On April 9, Easter Sunday, we held our second sterilization campaign in two weeks in the Guanajuato neighborhood of Santa Fe, sterilizing 21 female dogs, 20 male dogs, 15 female cats, and 10 male cats. The large number of male dogs has been a recent phenomenon.
We decided to schedule an extra campaign there because on March 26, when we sterilized 77 animals, many more cases turned up than we could handle in one day. Despite the importance of the holiday, amazingly people in the area brought us 66 new cases and were willing to spend several hours patiently waiting for their pets to be sterilized.
The campaign took place on the ground floor of an empty building that had electricity and water, two essentials for our work. While some members of our team were setting up equipment, volunteers Tony López and Dulce Sandoval gave out numbered cards to the patients’ owners in preparation for registering the cases. Because cats take longer than dogs to wake up after surgery, we try to sterilize the cats early in the day, registering two cats for each dog.
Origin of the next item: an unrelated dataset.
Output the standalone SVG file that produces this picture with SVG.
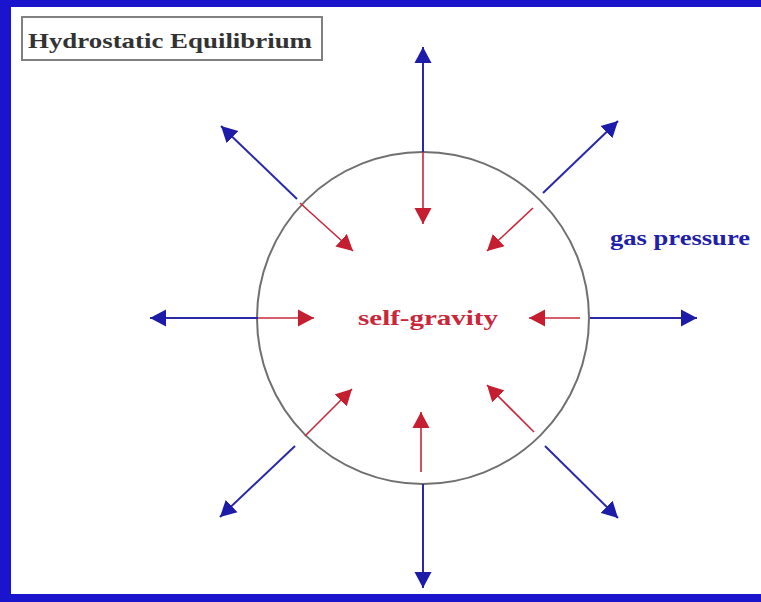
<svg xmlns="http://www.w3.org/2000/svg" width="761" height="602" viewBox="0 0 761 602">
<style>
.blue{stroke:#2a2aa8;stroke-width:2;fill:none}
.red{stroke:#c8283a;stroke-width:1.6;fill:none}
.lbl{font-family:"Liberation Serif","DejaVu Serif",serif;font-weight:bold}
</style>
<defs>
<marker id="hb" markerUnits="userSpaceOnUse" markerWidth="16" markerHeight="18" refX="15" refY="8" orient="auto" viewBox="0 0 15 16">
<path d="M0,0 L15,8 L0,16 z" fill="#1c1ca8"/>
</marker>
<marker id="hr" markerUnits="userSpaceOnUse" markerWidth="16" markerHeight="18" refX="15" refY="8" orient="auto" viewBox="0 0 15 16">
<path d="M0,0 L15,8 L0,16 z" fill="#c41e30"/>
</marker>
</defs>
<rect x="0" y="0" width="761" height="602" fill="#ffffff"/>
<g id="frame">
<rect x="0" y="0" width="761" height="7" fill="#1a14cc"/>
<rect x="0" y="0" width="11" height="602" fill="#1a14cc"/>
<rect x="0" y="594" width="761" height="8" fill="#1a14cc"/>
</g>
<g id="title">
<rect x="22" y="17" width="300" height="43" fill="#ffffff" stroke="#808080" stroke-width="2"/>
<text class="lbl" x="28" y="48" font-size="22" fill="#333333" textLength="284" lengthAdjust="spacingAndGlyphs">Hydrostatic Equilibrium</text>
</g>
<g id="star">
<circle cx="423" cy="318" r="166" fill="none" stroke="#707070" stroke-width="2"/>
</g>
<g id="connectors">
<line class="blue" x1="423" y1="152" x2="423" y2="47" marker-end="url(#hb)"/>
<line class="blue" x1="543" y1="193" x2="618" y2="121" marker-end="url(#hb)"/>
<line class="blue" x1="297" y1="199" x2="221" y2="126" marker-end="url(#hb)"/>
<line class="blue" x1="258" y1="318" x2="150" y2="318" marker-end="url(#hb)"/>
<line class="blue" x1="590" y1="318" x2="697" y2="318" marker-end="url(#hb)"/>
<line class="blue" x1="295" y1="446" x2="220" y2="517" marker-end="url(#hb)"/>
<line class="blue" x1="423" y1="484" x2="423" y2="588" marker-end="url(#hb)"/>
<line class="blue" x1="545" y1="446" x2="618" y2="518" marker-end="url(#hb)"/>
<line class="red" x1="423" y1="152" x2="423" y2="224" marker-end="url(#hr)"/>
<line class="red" x1="533" y1="208" x2="487" y2="251" marker-end="url(#hr)"/>
<line class="red" x1="300" y1="203" x2="353" y2="251" marker-end="url(#hr)"/>
<line class="red" x1="258" y1="318" x2="314" y2="318" marker-end="url(#hr)"/>
<line class="red" x1="580" y1="318" x2="529" y2="318" marker-end="url(#hr)"/>
<line class="red" x1="305" y1="436" x2="352" y2="389" marker-end="url(#hr)"/>
<line class="red" x1="421" y1="472" x2="421" y2="412" marker-end="url(#hr)"/>
<line class="red" x1="534" y1="432" x2="487" y2="385" marker-end="url(#hr)"/>
</g>
<g id="labels">
<text class="lbl" x="610" y="245" font-size="20" fill="#2020a8" textLength="140" lengthAdjust="spacingAndGlyphs">gas pressure</text>
<text class="lbl" x="358" y="325" font-size="21" fill="#c8283a" textLength="140" lengthAdjust="spacingAndGlyphs">self-gravity</text>
</g>
</svg>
As soon as our equipment was in place and our surgical team was ready, Tony, Dulce, and Julia Salido began weighing the animals and putting ID labels on them. They wrote each animal’s name, case number, and weight on a strip of masking tape and stuck it onto the patient’s head.
Next, our prep team went to work. Dr. Verónica Almaguer gave each animal an injection of anesthesia. When it fell asleep a moment later, it was placed in a V-shaped cradle to keep it correctly positioned. If the animal’s bladder was full, Vero Mares gently pressed on its belly to expel its urine into a plastic bag taped to the end of her table. Afterward she shaved the animal’s surgical site, vacuumed up the loose fur, and swabbed the site several times with a disinfectant.
José Velázquez or another volunteer carried the prepped animal to a table close to the surgeons, where Carlos Donato, a veterinary student, gave it two injections: an antibiotic and a long-lasting analgesic (pain killer). Then he carried the animal to whichever of the two surgeons was ready for another patient.
Meanwhile another vet student, Karla Ahumada, was preparing post-operative medications and instructions for the patients’ owners to take home.
In the recovery area, our volunteers placed cats in laundry baskets and dogs on cushions covered with newspaper in a corner of the floor away from the traffic, and then covered them with blankets. The animals’ tongues had been pulled outside their mouths to prevent them from choking on them.
While patients remain in the recovery area, they are checked frequently to be sure they are breathing normally and not bleeding. Marisol Velázquez also clipped the cats’ nails to prevent them from scratching their wounds after waking up.
Elsewhere, near the door, our education coordinator, Tony López, was entertaining some young children by reading to them the text of our coloring booklet “Dar una mano a los animales” (“Give animals a hand”) and showing them the illustrations. The booklet describes the parallels between our human needs and our pets’ needs. After she finished reading the book to them, she thanked them for their attention and gave each of them a copy to take home.
Other volunteers at the campaign, not mentioned here by name helped to set up the equipment, track the cases, sterilize the surgical instruments, carry the patients from one station to another, attend to animals needing to be comforted, and doing whatever was requested of them. Directing all this activity was Julia Salido, our campaign coordinator.
We are grateful to our amazing campaign team members, who work cheerfully under pressure and in challenging conditions. At this campaign they were Drs. Verónica Almaguer, Ricardo Montes de Oca, and Arturo Rocha; Julia Salido, campaign coordinator; and Karla Ahumada, Mary Beth Canavan, Carlos Donato, Fran Espinoza, Joel Geyiten, Tony López, Beth Lozano, Vero Mares, Adán Mata López, Dulce Sandoval, José Velázquez, and Marisol Velázquez.